Architects: Carroquino Finner Arquitectos - Santiago Carroquino Larraz, Hans Finner
Location: c/ Antonio Leyva s/n, Zaragoza, Spain
Project year: 2005
Construction year: 2006-2007
Collaborators: Juan José Vera Villamayor /Jeronimo Moya/ Lara Gimenez Albero
Services: TRAGSA / Ingeniería Pilar Peco
Client: Ayuntamiento de Zaragoza, Suelo y Vivienda de Aragón
Contractor: UTE EASA-Ebrosa
Photographs: Jesus Granada, Roland Halbe
The kindergarden in the borough of Oliver in Zaragoza is the key project of our emerging Spanish-German architecture association. Resulting from a successful entry into a competition in 2005, it did not only mark the start-up of Carroquino/Finner Arquitectos but provided a secure guideline for three following kindergarden projects in Zaragoza.
The site is situated in a typical Spanish present-day urban expansion surrounded by uniformed eight storey high residential buildings. Our small scale intervention is dominated by a green sloping roof which relates to the topography of the adjacent park. In its contrast to the neighboring buildings it orientates itself by the dynamic of the direct surrounding.
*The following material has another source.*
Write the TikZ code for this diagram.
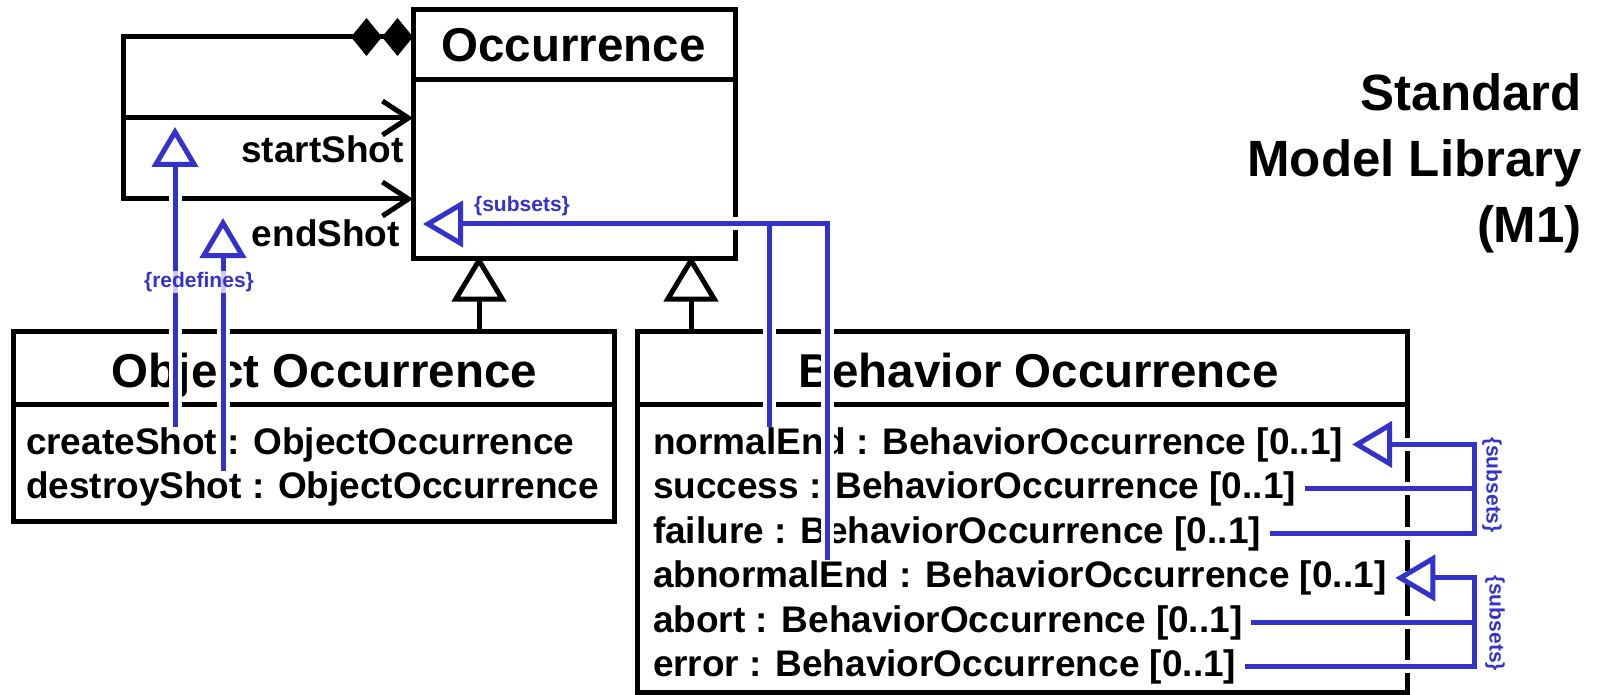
\documentclass[tikz,border=0pt]{standalone}
\usepackage{fontspec}
\setmainfont{Liberation Sans}
\usetikzlibrary{arrows.meta,calc}
\definecolor{umlblue}{RGB}{51,51,204}
\newcommand\bluewires[2]{%
  \draw[#1,#2] (rx1 |- cs.north) -- (rt1);
  \draw[#1,#2] (rx2 |- ds.north) -- (rt2);
  \draw[#1,#2] (xb |- ab.north) -- (xb |- ys) -- (st);
  \draw[#1] (xa |- ne.north) -- (xa |- ys);
  \draw[#1,#2] (fa.east) -- (fa.east -| xm) -- (xm |- ne.east) -- (ne.east);
  \draw[#1] (su.east) -- (su.east -| xm);
  \draw[#1,#2] (er.east) -- (er.east -| xm) -- (xm |- ab.east) -- (ab.east);
  \draw[#1] (abo.east) -- (abo.east -| xm);
}
\begin{document}
\begin{tikzpicture}[x=1pt,y=-1pt,
  box/.style={draw, line width=5pt, inner sep=0pt, outer sep=0pt, anchor=north west},
  ttl/.style={font=\fontsize{47.5}{50}\selectfont\bfseries, inner sep=0pt, anchor=base},
  attr/.style={font=\fontsize{37}{40}\selectfont\bfseries, inner sep=0pt, outer xsep=9pt, anchor=base west},
  rolelbl/.style={font=\fontsize{37}{40}\selectfont\bfseries, inner sep=0pt, anchor=base east},
  libtxt/.style={font=\fontsize{51}{60}\selectfont\bfseries, inner sep=0pt, anchor=base east},
  blk/.style={line width=5pt, line join=miter},
  gen/.style={blk, -{Triangle[length=46pt,width=54pt,fill=white]}, shorten >=-2.5pt},
  barb/.style={-{Straight Barb[length=26pt,width=34pt]}},
  casing/.style={draw=white, line width=13pt, line join=miter},
  bluewire/.style={draw=umlblue, line width=5pt, line join=miter},
  bluetri/.style={-{Triangle[length=40pt,width=46pt,fill=white]}},
  note/.style={text=umlblue, font=\fontsize{21}{24}\selectfont\bfseries, inner sep=1pt},
]
\useasboundingbox (0,0) rectangle (1598,695);

% classes
\node[box, minimum width=322pt, minimum height=248pt] (occ) at (413,10) {};
\draw[blk] ($(occ.north west)+(0,70)$) -- ($(occ.north east)+(0,70)$);
\node[ttl] (occT) at (573.5,62) {Occurrence};

\node[box, minimum width=601pt, minimum height=190pt] (obj) at (13,331) {};
\draw[blk] ($(obj.north west)+(0,73)$) -- ($(obj.north east)+(0,73)$);
\node[ttl] (objT) at (324.5,387) {Object Occurrence};
\node[attr] (cs) at (17,454) {createShot : ObjectOccurrence};
\node[attr] (ds) at (17,498.5) {destroyShot : ObjectOccurrence};

\node[box, minimum width=770pt, minimum height=361pt] (beh) at (637,331) {};
\draw[blk] ($(beh.north west)+(0,73)$) -- ($(beh.north east)+(0,73)$);
\node[ttl] (behT) at (1038.5,387) {Behavior Occurrence};
\node[attr] (ne) at (644,454) {normalEnd : BehaviorOccurrence [0..1]};
\node[attr] (su) at (644,498.5) {success : BehaviorOccurrence [0..1]};
\node[attr] (fa) at (644,543) {failure : BehaviorOccurrence [0..1]};
\node[attr] (ab) at (644,587.5) {abnormalEnd : BehaviorOccurrence [0..1]};
\node[attr] (abo) at (644,632) {abort : BehaviorOccurrence [0..1]};
\node[attr] (er) at (644,676.5) {error : BehaviorOccurrence [0..1]};

% generalizations
\coordinate (g1) at (479,0);
\coordinate (g2) at (691,0);
\draw[gen] (g1 |- obj.north) -- (g1 |- occ.south);
\draw[gen] (g2 |- beh.north) -- (g2 |- occ.south);

% shots loop
\coordinate (lt) at (123,37);
\coordinate (lm) at (123,118);
\coordinate (lb) at (123,199);
\draw[blk, {Diamond[length=31pt,width=38pt,line width=0pt,sep=0pt]Diamond[length=31pt,width=38pt,line width=0pt]}-{Straight Barb[length=26pt,width=34pt]}]
  (occ.west |- lt) -- (lt) -- (lb) -- (occ.west |- lb);
\draw[blk, barb] (lm) -- (occ.west |- lm);
\node[rolelbl] (ss) at (404,163) {startShot};
\node[rolelbl] (es) at (400,246) {endShot};

% library caption
\node[libtxt] (lib1) at (1582,111) {Standard};
\node[libtxt] (lib2) at (1582,177) {Model Library};
\node[libtxt] (lib3) at (1582,243) {(M1)};

% blue connectors
\coordinate (rx1) at (175,0);
\coordinate (rx2) at (223,0);
\coordinate (rt1) at (175,127);
\coordinate (rt2) at (223,218);
\coordinate (xa) at (769,0);
\coordinate (xb) at (827,0);
\coordinate (ys) at (0,224);
\coordinate (st) at (423,224);
\coordinate (xm) at (1474,0);
\bluewires{casing}{}
\bluewires{bluewire}{bluetri}

\node[note, fill=white, fill opacity=0.75, text opacity=1] (redef) at (199,282) {\{redefines\}};
\node[note] (sub1) at (522,206) {\{subsets\}};
\node[note, rotate=-90] (sub2) at (1492,485) {\{subsets\}};
\node[note, rotate=-90] (sub3) at (1495,623) {\{subsets\}};
\end{tikzpicture}
\end{document}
The concept is built up on two focus points. On one hand, there is the crucial connections to the landscape which does not only give the building its character but also strengthens the area interactively. On the other hand, it concentrates on its function as a place for children and provides an individual approach for the different age groups and their special needs. Consequently a variety of volumes are combined underneath a multiple folded roof wherein spaces offer response to different usage. There are wide open areas used for festivities and fairs as well as bespoke low areas specifically for the toddlers.
The single storey volume is organized within a comb-shaped building layout. Therein four tracts are divided by grassy shaded playgrounds and connected by a service and storage space in the rear.
The kindergarden is an introverted building with only few openings in the external walls cladded with blackened artificial stone.